Voici quelques échantillons triés sur le volet de ses dictons si savoureux :
Mon préféré, l’exquis : Qu’est-ce que le mariage? De la pisse pis de la marde.
Cet énoncé sans appel et un peu vulgaire, je l’ai toujours aimé, bien qu’il me faisait peur un peu, lorsque j’étais adolescente. Disons que la perspective d’une éventuelle union n’était pas très réjouissante. Aujourd’hui, il me fait sourire. Venant d’une femme ayant eu dix enfants et qui les avaient élevés le plus souvent toute seule, mon cher grand-père oeuvrant au loin dans les chantiers, il était certainement très à propos.
En 2e position, celui d’une autre époque : T’as pas voulu faire un curé, ben travaille!

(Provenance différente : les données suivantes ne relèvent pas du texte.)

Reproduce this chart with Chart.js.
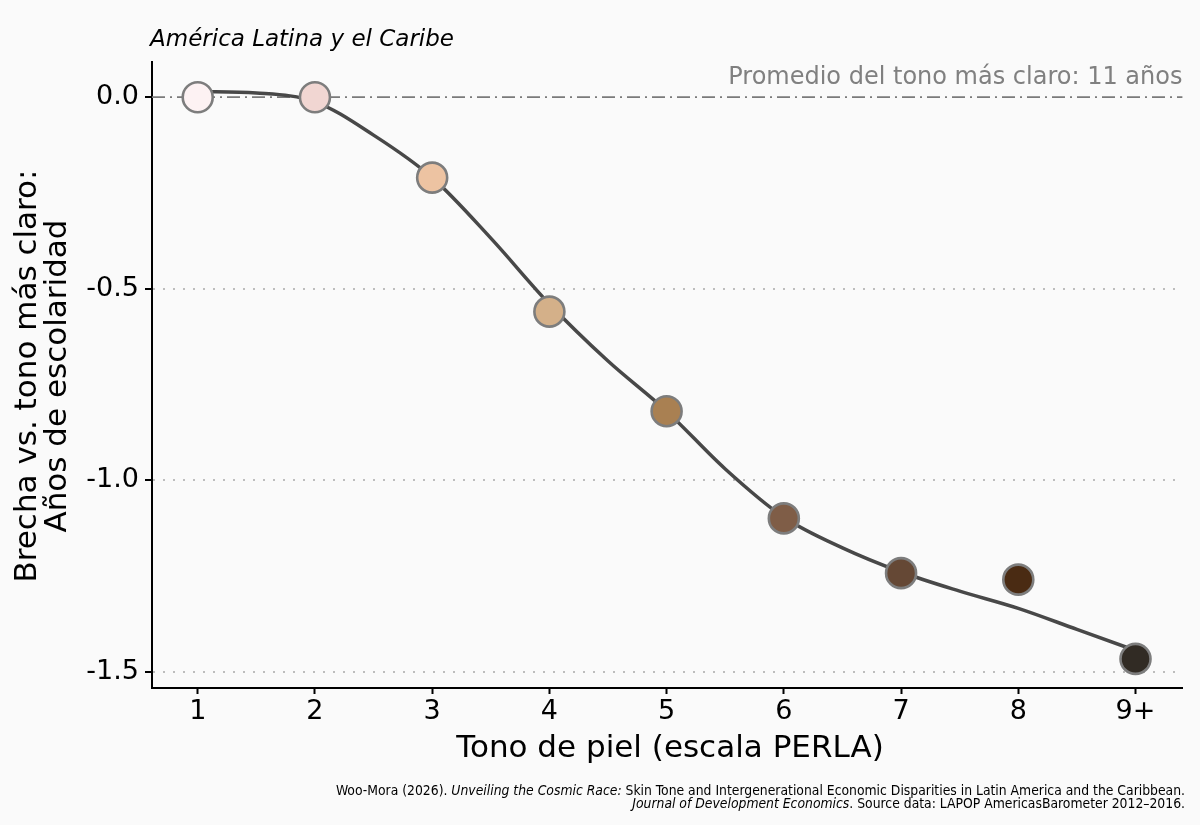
<!DOCTYPE html>
<html>
<head>
<meta charset="utf-8">
<script src="https://cdn.jsdelivr.net/npm/chart.js@4"></script>
<style>
  html, body { margin: 0; padding: 0; background: #fafafa; }
  #wrap { width: 1200px; height: 825px; }
</style>
</head>
<body>
<div id="wrap"><canvas id="chart" width="1200" height="825"></canvas></div>
<script>
// Skin tone categories (PERLA scale) and the gap vs. the lightest tone, in years of schooling
const tones = [1, 2, 3, 4, 5, 6, 7, 8, 9];
const toneLabels = ['1', '2', '3', '4', '5', '6', '7', '8', '9+'];
const gaps = [0.0, 0.0, -0.21, -0.56, -0.82, -1.10, -1.243, -1.26, -1.467];
const toneColors = ['#fdf2f3', '#f1d6d2', '#edc3a2', '#d4b089', '#a98052', '#7f5d47', '#654835', '#4a2b13', '#312b24'];

// Smoothed fit (half steps)
const fitX = [1, 1.5, 2, 2.5, 3, 3.5, 4, 4.5, 5, 5.5, 6, 6.5, 7, 7.5, 8, 8.5, 9];
const fitY = [0.015, 0.011, -0.012, -0.099, -0.21, -0.368, -0.54, -0.689, -0.82, -0.971, -1.097, -1.177, -1.24, -1.29, -1.335, -1.39, -1.445];

const yTicks = [-1.5, -1.0, -0.5, 0.0];
const refValue = 0;
const refLabel = 'Promedio del tono más claro: 11 años';

const FONT = "'DejaVu Sans', 'Liberation Sans', sans-serif";
const CONDENSED = "'DejaVu Sans Condensed', " + FONT;

const background = {
  id: 'background',
  beforeDraw(chart) {
    const { ctx } = chart;
    ctx.save();
    ctx.fillStyle = '#fafafa';
    ctx.fillRect(0, 0, chart.width, chart.height);
    ctx.restore();
  }
};

// dash-dot reference line at zero + its label
const refLine = {
  id: 'refLine',
  beforeDatasetsDraw(chart) {
    const { ctx, chartArea } = chart;
    const y = chart.scales.y.getPixelForValue(refValue);
    ctx.save();
    ctx.strokeStyle = '#7a7a7a';
    ctx.lineWidth = 1.8;
    ctx.setLineDash([13, 5, 2, 5]);
    ctx.beginPath();
    ctx.moveTo(chartArea.left, y);
    ctx.lineTo(chartArea.right, y);
    ctx.stroke();
    ctx.setLineDash([]);
    ctx.fillStyle = '#808080';
    ctx.font = '24px ' + FONT;
    ctx.textAlign = 'right';
    ctx.textBaseline = 'alphabetic';
    ctx.fillText(refLabel, chartArea.right, y - 13);
    ctx.restore();
  }
};

function drawRuns(ctx, runs, right, y) {
  let total = 0;
  runs.forEach(r => { ctx.font = r.font; total += ctx.measureText(r.text).width; });
  let x = right - total;
  runs.forEach(r => {
    ctx.font = r.font;
    ctx.fillText(r.text, x, y);
    x += ctx.measureText(r.text).width;
  });
}

const texts = {
  id: 'texts',
  afterDraw(chart) {
    const { ctx, chartArea } = chart;
    ctx.save();
    ctx.fillStyle = '#000';
    ctx.textBaseline = 'alphabetic';

    // panel title
    ctx.font = 'italic 23px ' + FONT;
    ctx.textAlign = 'left';
    ctx.fillText('América Latina y el Caribe', 150, 46);

    // x axis title
    ctx.font = '31px ' + FONT;
    ctx.textAlign = 'center';
    ctx.fillText('Tono de piel (escala PERLA)', 670, 757);

    // y axis title (two lines)
    ctx.save();
    ctx.translate(0, 376);
    ctx.rotate(-Math.PI / 2);
    ctx.textBaseline = 'middle';
    ctx.fillText('Brecha vs. tono más claro:', 0, 28);
    ctx.fillText('Años de escolaridad', 0, 58);
    ctx.restore();

    // source note
    ctx.textAlign = 'left';
    const n = '13.8px ' + CONDENSED;
    const it = 'italic 13.8px ' + CONDENSED;
    drawRuns(ctx, [
      { text: 'Woo-Mora (2026). ', font: n },
      { text: 'Unveiling the Cosmic Race:', font: it },
      { text: ' Skin Tone and Intergenerational Economic Disparities in Latin America and the Caribbean.', font: n }
    ], 1185, 795);
    drawRuns(ctx, [
      { text: 'Journal of Development Economics', font: it },
      { text: '. Source data: LAPOP AmericasBarometer 2012–2016.', font: n }
    ], 1185, 808);
    ctx.restore();
  }
};

new Chart(document.getElementById('chart'), {
  type: 'scatter',
  data: {
    datasets: [
      {
        label: 'Brecha',
        data: tones.map((t, i) => ({ x: t, y: gaps[i] })),
        pointRadius: 15,
        pointHoverRadius: 15,
        pointBackgroundColor: toneColors,
        pointBorderColor: '#7d7d7d',
        pointBorderWidth: 2.6,
        showLine: false,
        order: 0
      },
      {
        label: 'Ajuste',
        data: fitX.map((x, i) => ({ x, y: fitY[i] })),
        showLine: true,
        borderColor: '#484848',
        borderWidth: 3.5,
        pointRadius: 0,
        cubicInterpolationMode: 'monotone',
        fill: false,
        order: 1
      }
    ]
  },
  options: {
    responsive: false,
    animation: false,
    devicePixelRatio: 1,
    layout: { padding: { top: 62, right: 15, bottom: 0, left: 0 } },
    plugins: {
      legend: { display: false },
      tooltip: { enabled: false }
    },
    scales: {
      x: {
        type: 'linear',
        min: 0.61,
        max: 9.4,
        afterBuildTicks(scale) { scale.ticks = tones.map(v => ({ value: v })); },
        afterFit(scale) { scale.height = 137; },
        ticks: {
          callback: (v) => toneLabels[tones.indexOf(v)],
          font: { family: FONT, size: 27 },
          color: '#000',
          padding: 2,
          maxRotation: 0,
          autoSkip: false
        },
        grid: { drawOnChartArea: false, drawTicks: true, tickLength: 6, tickColor: '#000', tickWidth: 2 },
        border: { display: true, color: '#000', width: 2 }
      },
      y: {
        min: -1.543,
        max: 0.092,
        afterBuildTicks(scale) { scale.ticks = yTicks.map(v => ({ value: v })); },
        afterFit(scale) { scale.width = 152; },
        ticks: {
          callback: (v) => v.toFixed(1),
          font: { family: FONT, size: 27 },
          color: '#000',
          padding: 6
        },
        grid: {
          color: (c) => (c.tick && c.tick.value === refValue ? 'rgba(0,0,0,0)' : '#bdbdbd'),
          lineWidth: 2,
          tickLength: 7,
          tickColor: '#000',
          tickWidth: 2,
          tickBorderDash: []
        },
        border: { display: true, color: '#000', width: 2, dash: [2, 8] }
      }
    }
  },
  plugins: [background, refLine, texts]
});
</script>
</body>
</html>
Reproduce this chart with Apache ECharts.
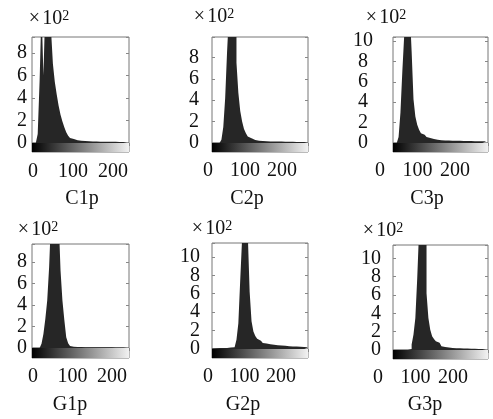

Celui-là, j’aime bien le ressortir à l’occasion aux hommes de mon entourage qui se plaignent du trop-plein de tâches à accomplir. À l’Amoureux, par exemple et même s’il ne rechigne pratiquement jamais, pour lequel un projet n’attend pas l’autre. Au début, il prenait la peine de me signaler que les curés, ils travaillaient aussi dans le bon vieux temps. Ou du moins, certains d’entre eux. Mon oncle A. ne faisait pas partie de ceux-là. Curé-princesse un peu (beaucoup) pédant, il ne se faisait pas mourir avec les tâches domestiques. Il avait une servante pour ça. Et déjà toute petite, ça m’énervait au maximum.
En 3e position, celui dont j’ai un peu honte et que je ne répète jamais : Un homme, c’est niaiseux, mais c’est pratique.
Je le sais, je le sais que ça n’a vraiment pas d’allure de dire ça. Mais ma chère mère, qui en perd des bouts, ne l’a jamais oublié, cette maxime, et nous la ressert à l’occasion. Pourtant, son mari, mon cher père, était vraiment loin d’être niaiseux, et encore plus loin d’être pratique. C’était le type intellectuel, et pas du tout manuel, ce qui a fait enrager son épouse toute sa vie. À l’occasion, il faisait des efforts (comme essayer de changer lui-même une ampoule), sans doute pour adoucir le climat. Je me rappelle que ça se terminait toujours de la même façon : il avait un sparadrap (ou un plaster, en plus clair) quelque part.
Quand tu as la chance que des dictons familiaux se soient rendus jusqu’à toi, fais-en aussi cadeaux à tes enfants. Ce sont des perles, des trésors, qui ne peuvent disparaître avec toi.